How many referee reports do you do?

per month?

per year?

Do you ever get paid for any of them?

Do you ever refuse any?  How do you decide what to refuse?

#1 has found that she’s getting more and more all the time.  One of her senior mentors has told her she needs to start saying no to the ones from journals she’s never heard of.  So she’s done that once so far.  She did say yes to a recent journal she’s never heard of, but only because the editor is someone she has heard of, and in her field it’s good to do favors for people.  #1 does probably ~20 referee reports per year, including grants, and that’s probably too much.  One journal pays $100/report.  Grants and books pay $100 to $500 per report, or sometimes just a free copy of the book.

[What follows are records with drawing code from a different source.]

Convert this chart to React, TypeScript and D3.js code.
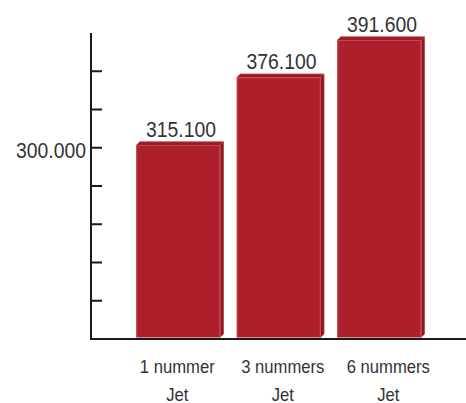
import { useMemo } from 'react'
import * as d3 from 'd3'

const categories = ['1 nummer', '3 nummers', '6 nummers']
const subLabels = ['Jet', 'Jet', 'Jet']
const values = [315.1, 376.1, 391.6]
const valueLabels = ['315.100', '376.100', '391.600']
const axisLabelValue = 300
const axisLabel = '300.000'
const tickSlots = 8

const WIDTH = 466
const HEIGHT = 403
const FONT = '"Liberation Sans", Arial, sans-serif'
const SQUEEZE = 0.9

const FRONT = '#ad1f2b'
const TOP = '#9c1a24'
const SIDE = '#8c1720'
const EDGE = '#c9525b'
const TEXT = '#333333'

// condensed look: Liberation Sans squeezed horizontally
const NarrowText = ({
  x,
  y,
  size,
  anchor = 'middle',
  children,
}: {
  x: number
  y: number
  size: number
  anchor?: 'start' | 'middle' | 'end'
  children: string
}) => (
  <text
    transform={`translate(${x},${y}) scale(${SQUEEZE},1)`}
    textAnchor={anchor}
    fontSize={size}
    fill={TEXT}
  >
    {children}
  </text>
)

export default function App() {
  const margin = useMemo(() => ({ top: 33, left: 91, right: 0, bottom: 64 }), [])
  const baseY = HEIGHT - margin.bottom - 1.5
  const depth = 3.5

  const { x, y, axisY, labelX } = useMemo(() => {
    const xScale = d3
      .scaleBand<string>()
      .domain(categories)
      .range([128, 429.5])
      .paddingInner(0.164)
      .paddingOuter(0.082)

    // the source graphic is drawn with a strongly stretched value axis
    const yScale = d3
      .scalePow()
      .exponent(9)
      .domain([axisLabelValue, d3.max(values) as number])
      .range([147.75, 36.5])

    const axisScale = d3
      .scaleLinear()
      .domain([0, tickSlots])
      .range([339, margin.top])

    const lx = d3.scalePoint<string>().domain(categories).range([177.3, 388.3])

    return { x: xScale, y: yScale, axisY: axisScale, labelX: lx }
  }, [margin])

  const bw = x.bandwidth()
  const ticks = d3.range(1, tickSlots)

  return (
    <svg
      width={WIDTH}
      height={HEIGHT}
      style={{ position: 'absolute', left: 0, top: 0, background: '#fff' }}
      fontFamily={FONT}
    >
      {categories.map((c, i) => {
        const x0 = x(c) as number
        const top = y(values[i])
        const front = top + depth
        return (
          <g key={c}>
            <path
              d={`M${x0},${front}L${x0 + depth},${top}L${x0 + bw + depth},${top}L${x0 + bw},${front}Z`}
              fill={TOP}
            />
            <path
              d={`M${x0 + bw},${front}L${x0 + bw + depth},${top}L${x0 + bw + depth},${baseY - depth}L${x0 + bw},${baseY}Z`}
              fill={SIDE}
            />
            <rect x={x0} y={front} width={bw} height={baseY - front} fill={FRONT} />
            <path
              d={`M${x0 + 0.5},${baseY}V${front + 0.5}H${x0 + bw - 0.5}V${baseY}`}
              fill="none"
              stroke={EDGE}
              strokeWidth={0.8}
            />
            <path
              d={`M${x0 + depth},${top + 0.4}H${x0 + bw + depth - 0.4}V${baseY - depth}`}
              fill="none"
              stroke={EDGE}
              strokeWidth={0.6}
              opacity={0.7}
            />
            <NarrowText x={x0 + (bw + depth) / 2 + 1} y={top - 5} size={21.5}>
              {valueLabels[i]}
            </NarrowText>
          </g>
        )
      })}

      <g stroke="#1a1a1a">
        <line x1={margin.left} x2={margin.left} y1={axisY(tickSlots)} y2={axisY(0) + 1} strokeWidth={2} />
        <line x1={margin.left - 1} x2={WIDTH} y1={axisY(0)} y2={axisY(0)} strokeWidth={2} />
        {ticks.map((t) => (
          <line
            key={t}
            x1={margin.left}
            x2={margin.left + 11}
            y1={axisY(t)}
            y2={axisY(t)}
            strokeWidth={2}
          />
        ))}
      </g>

      <NarrowText x={86} y={y(axisLabelValue) + 10.5} size={21.5} anchor="end">
        {axisLabel}
      </NarrowText>

      {categories.map((c, i) => (
        <g key={c}>
          <NarrowText x={labelX(c) as number} y={372.5} size={18.5}>
            {c}
          </NarrowText>
          <NarrowText x={labelX(c) as number} y={400.5} size={18.5}>
            {subLabels[i]}
          </NarrowText>
        </g>
      ))}
    </svg>
  )
}
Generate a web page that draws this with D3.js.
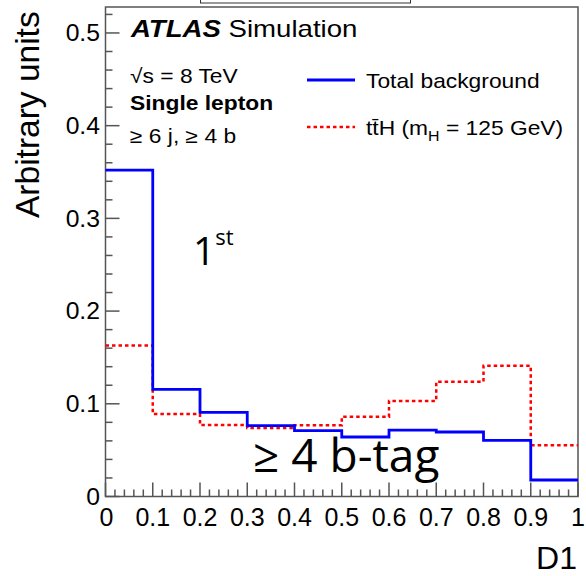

18 Responses to “How many referee reports do you do?”

  1. CG Says:

    I did around 12 last year, which I’m told is more than average in our department, and I’ve done five already this year. I’m on the editorial board of a journal, so I have to do more for them, but I actually really enjoy writing reviews and don’t mind doing a lot. Also, a lot of the papers I get cite my work, so I view it as partly a benefit to me because if the paper eventually gets published my citations go up. I don’t say no very often, although I may have to do that more if the number of requests keeps increasing. I have said no when I thought the paper topic sounded dumb and when I thought it was far enough removed from my expertise that I wouldn’t have much useful to say. I also very occasionally say no if I’ve just had a cluster of requests and I need a break, but that’s rare.

    • nicoleandmaggie Says:

      Whenever I get the cluster requests it always seems like they come in exactly the wrong order for me to be able to say no—the ones I could say no to come first followed by ones I shouldn’t.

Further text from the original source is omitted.